Ocalan's Greek tragedy

Greece unfairly becomes the West's whipping boy over bungled operation

February 23, 1999

As violent demonstrations swept across Europe in the aftermath of the arrest of Kurdish terrorist Abdullah Ocalan last week, no nation has suffered as much - or as unfairly - as Greece for being caught in the eye of this storm.

When Turkish intelligence officials arrested Mr. Ocalan at the Greek embassy compound in Nairobi, it exposed a well-intentioned - but grossly misguided - Greek effort to spirit Ocalan to safety in South Africa via Greece and Kenya.

Overnight, Greece has suffered a political meltdown. Three top ministers were fired, and the head of Greek intelligence resigned. The moderate government of Prime Minister Costas Simitis remains in limbo. And 15,000 Greeks marched on parliament Friday to protest the mishandled affair.

Headlines scream of "destroyed national honor" over the bungling; of betrayal of the Kurdish cause, to which the majority of Greeks are sympathetic; of Europe's extreme anger over Greece's actions; and of America's sudden political distance. Most frightening to Greeks is the renewed vulnerability to Turkey, incensed over Greece's aid to this terrorist.

That Greece acted in a cavalier manner, few here in Athens deny. By law, Ocalan should have been arrested once he entered Greek territory. Even the most ardent pro-state newspaper and political defenders have not exonerated any aspect of the country's involvement in this affair. But, while Greece had to know the dangerous diplomatic waters it was wading into in handling Ocalan independently, consideration must be given to the international forces that placed Greece in the middle of this long-simmering controversy to begin with.

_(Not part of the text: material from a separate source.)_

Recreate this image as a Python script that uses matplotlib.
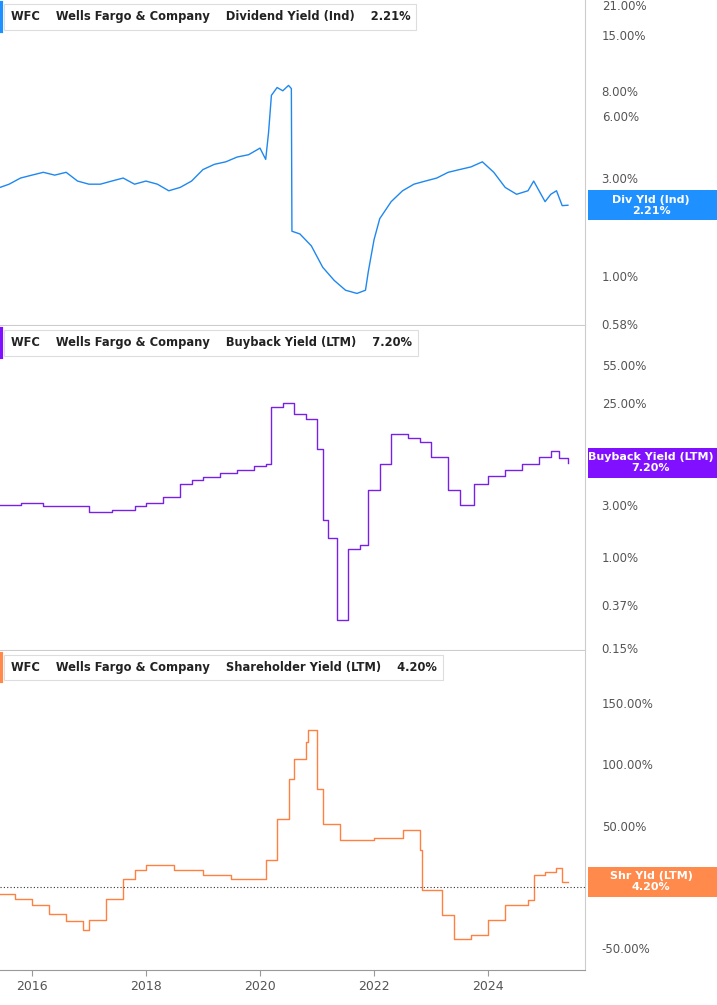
import matplotlib
matplotlib.use("Agg")
import matplotlib.pyplot as plt
from matplotlib.ticker import FixedLocator, NullLocator, NullFormatter
from matplotlib.patches import Rectangle

# ---- data ----
div_t = [2015.44,2015.6,2015.8,2016.0,2016.2,2016.4,2016.6,2016.8,2017.0,2017.2,2017.4,2017.6,2017.8,2018.0,2018.2,2018.4,2018.6,2018.8,2019.0,2019.2,2019.4,2019.6,2019.8,2020.0,2020.1,2020.15,2020.2,2020.3,2020.4,2020.5,2020.55,2020.56,2020.7,2020.9,2021.1,2021.3,2021.5,2021.7,2021.85,2021.9,2022.0,2022.1,2022.3,2022.5,2022.7,2022.9,2023.1,2023.3,2023.5,2023.7,2023.9,2024.1,2024.3,2024.5,2024.7,2024.8,2025.0,2025.1,2025.2,2025.3,2025.4]
div_v = [2.7,2.8,3.0,3.1,3.2,3.1,3.2,2.9,2.8,2.8,2.9,3.0,2.8,2.9,2.8,2.6,2.7,2.9,3.3,3.5,3.6,3.8,3.9,4.2,3.7,5.0,7.6,8.3,8.0,8.5,8.2,1.65,1.6,1.4,1.1,0.95,0.85,0.82,0.85,1.05,1.5,1.9,2.3,2.6,2.8,2.9,3.0,3.2,3.3,3.4,3.6,3.2,2.7,2.5,2.6,2.9,2.3,2.5,2.6,2.2,2.21]

bb_t = [2015.44,2015.8,2016.2,2016.6,2017.0,2017.4,2017.8,2018.0,2018.3,2018.6,2018.8,2019.0,2019.3,2019.6,2019.9,2020.1,2020.2,2020.4,2020.6,2020.8,2021.0,2021.1,2021.2,2021.35,2021.55,2021.75,2021.9,2022.1,2022.3,2022.6,2022.8,2023.0,2023.3,2023.5,2023.75,2024.0,2024.3,2024.6,2024.9,2025.1,2025.25,2025.4]
bb_v = [3.0,3.1,2.9,2.9,2.6,2.7,2.9,3.1,3.5,4.6,5.0,5.3,5.8,6.2,6.8,7.0,23,25,20,18,9.6,2.2,1.5,0.27,1.2,1.3,4.1,7.0,13.0,12.0,11.0,8.2,4.1,3.0,4.6,5.5,6.2,7.0,8.2,9.2,8.0,7.2]

sh_t = [2015.44,2015.7,2016.0,2016.3,2016.6,2016.9,2017.0,2017.3,2017.6,2017.8,2018.0,2018.5,2019.0,2019.5,2020.0,2020.1,2020.3,2020.5,2020.6,2020.8,2020.85,2021.0,2021.1,2021.4,2022.0,2022.5,2022.8,2022.85,2023.2,2023.4,2023.7,2024.0,2024.3,2024.7,2024.8,2025.0,2025.2,2025.3,2025.4]
sh_v = [-6,-10,-15,-22,-28,-35,-27,-10,6,14,18,14,10,6,6,22,55,88,104,118,128,80,51,38,40,46,30,-3,-23,-43,-39,-27,-15,-11,10,12,15,4.2,4.2]

x_ticks = [2016, 2018, 2020, 2022, 2024]
p1_ticks = [0.58, 1, 2, 3, 6, 8, 15, 21]
p2_ticks = [0.15, 0.37, 1, 3, 25, 55]
p3_ticks = [-50, 0, 50, 100, 150]

W, H = 717, 1005
fig = plt.figure(figsize=(W/100, H/100), dpi=100)
fig.patch.set_facecolor("white")
XL = (2015.44, 2025.70)
PW = 585

def ax_px(top, bottom):
    return fig.add_axes([0, 1-bottom/H, PW/W, (bottom-top)/H])

panels = [
    dict(top=0, bot=325, t=div_t, v=div_v, color="#1E88F0", tag="#1E90FF",
         log=True, ylim=(0.575, 22.2), ticks=p1_ticks, step=False,
         title="Dividend Yield (Ind)", val="2.21%", tagname="Div Yld (Ind)", last=2.21),
    dict(top=326, bot=650, t=bb_t, v=bb_v, color="#7A1FE8", tag="#8010FF",
         log=True, ylim=(0.145, 125), ticks=p2_ticks, step=True,
         title="Buyback Yield (LTM)", val="7.20%", tagname="Buyback Yield (LTM)", last=7.2),
    dict(top=651, bot=970, t=sh_t, v=sh_v, color="#FF8040", tag="#FF8A4C",
         log=False, ylim=(-68, 192.6), ticks=p3_ticks, step=True,
         title="Shareholder Yield (LTM)", val="4.20%", tagname="Shr Yld (LTM)", last=4.2),
]

for i, p in enumerate(panels):
    ax = ax_px(p["top"], p["bot"])
    if p["log"]:
        ax.set_yscale("log")
    ax.plot(p["t"], p["v"], color=p["color"], lw=1.0,
            drawstyle="steps-post" if p["step"] else "default")
    ax.set_xlim(*XL)
    ax.set_ylim(*p["ylim"])
    ax.yaxis.tick_right()
    ax.yaxis.set_major_locator(FixedLocator(p["ticks"]))
    ax.yaxis.set_minor_locator(NullLocator())
    ax.yaxis.set_minor_formatter(NullFormatter())
    ax.set_yticklabels([f"{t:.2f}%" for t in p["ticks"]], fontsize=8.5, color="#555555")
    ax.tick_params(axis="y", length=0, pad=12)
    ax.xaxis.set_major_locator(FixedLocator(x_ticks))
    if i < 2:
        ax.set_xticklabels([])
        ax.tick_params(axis="x", length=0)
    else:
        ax.set_xticklabels([str(t) for t in x_ticks], fontsize=9, color="#555555")
        ax.tick_params(axis="x", length=4, color="#999999")
        ax.axhline(0, color="#333333", lw=0.8, ls=(0, (1, 2)))
    for s in ["left", "top"]:
        ax.spines[s].set_visible(False)
    ax.spines["right"].set_color("#cccccc")
    ax.spines["bottom"].set_color("#cccccc" if i < 2 else "#999999")
    # header
    ax.text(0.018, 0.948, f"WFC    Wells Fargo & Company    {p['title']}    {p['val']}",
            transform=ax.transAxes, fontsize=8.3, fontweight="bold",
            va="center", ha="left", color="#222222", zorder=5,
            bbox=dict(boxstyle="square,pad=0.55", fc="white", ec="#dddddd", lw=0.8))
    ax.axvline(XL[0] + 0.012, ymin=0.905, ymax=0.99, color=p["tag"], lw=3, zorder=6)
    # tag
    yfrac = ax.transAxes.inverted().transform(ax.transData.transform((XL[0], p["last"])))[1]
    hfrac = 30 / (p["bot"] - p["top"])
    ax.add_patch(Rectangle((1.0 + 3/PW, yfrac - hfrac/2), (W - PW - 3)/PW, hfrac,
                           transform=ax.transAxes, fc=p["tag"], ec="none",
                           clip_on=False, zorder=5))
    ax.text(1.0 + (W - PW)/2/PW, yfrac, f"{p['tagname']}\n{p['val']}",
            transform=ax.transAxes, ha="center", va="center", fontsize=8,
            fontweight="bold", color="white", linespacing=1.1, zorder=6, clip_on=False)

fig.savefig("out.png", dpi=100)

First is the hypocrisy of fellow European Union members, now "demanding" an explanation of Greece's actions. Masking its own political cowardice under the guise of diplomatic caution, Europe had bounced Ocalan from capital to capital since October, all the while preaching righteously about his Kurdish "cause," his "people," and his "human rights." The EU has never summoned any collective political will to address the problem of the Kurds in general and Ocalan specifically. So the EU can conveniently use Greece - already on that body's political outskirts - to absorb the blame for the past week's chaos and its future consequences.

(Kurds, a nationless Muslim ethnic group of 20 million, have historically lived in a region that falls between Turkey, Iraq, and Iran. Ocalan's Kurdish Workers Party - PKK - emerged in 1978 out of the Kurdish struggle in Turkey, where Kurds are not recognized as a separate people.)

The second factor is the arrogance Turkey has displayed before, during, and after Ocalan's arrest. The audacity of Turkish Prime Minister Bulent Ecevit to laugh at Greece's "blunder" glosses over the 14-year "blunder" his country has committed in its inability to competently deal with its Kurdish question.

Yes, there is a point to Ocalan's arrest - his terrorism was for real. But where "Kurdish question" ends and "PKK terrorism" begins has been too murky for too long for Ocalan's trial and this overall issue to be, as Turkey now insists, "an internal affair." When embassy hostage-taking, airport bomb-threats, and people setting themselves on fire are the continent-wide result of such a problem, it's no state's private matter. The failure of anyone - Europe, Turkey, and even the US, given its strong support for Turkey - to consistently address the Kurdish problem has brought us to the past week's events. Not Greece.

The Kurds, of course, are also a factor in the creation of such circumstances. Kurds stormed Greek embassies last week because they believed there was tacit Greek complicity - not just incompetence - in Ocalan's arrest. But this is misguided thinking and an overwrought reaction. Greece has hosted a very large activist Kurdish population for decades, with little to gain from doing so.

The long-term repercussions of this debacle will be great for Greece: Kurds will continue to vent their anger at Greece through possible terrorism. Europeans will sideline Greece politically. Turkey will capitalize on Greece's misstep to show NATO partners not only how "unreliable" Athens is, but to make stronger demands in Cyprus and Aegean territorial disputes.

The old saw "beware of Greeks bearing gifts" is now working its way through the European press - presumably for laughs. But ancient wisdom would be better used by the Greeks against those now profiting from its mistakes.

"For himself does a man work evil," wrote Hesiod almost three millennia ago, "in working the evils for another."

*Marcia Christoff Kurop is a contributor to The International Herald Tribune and an associate fellow at the Hellenic Foundation for European and Foreign Affairs.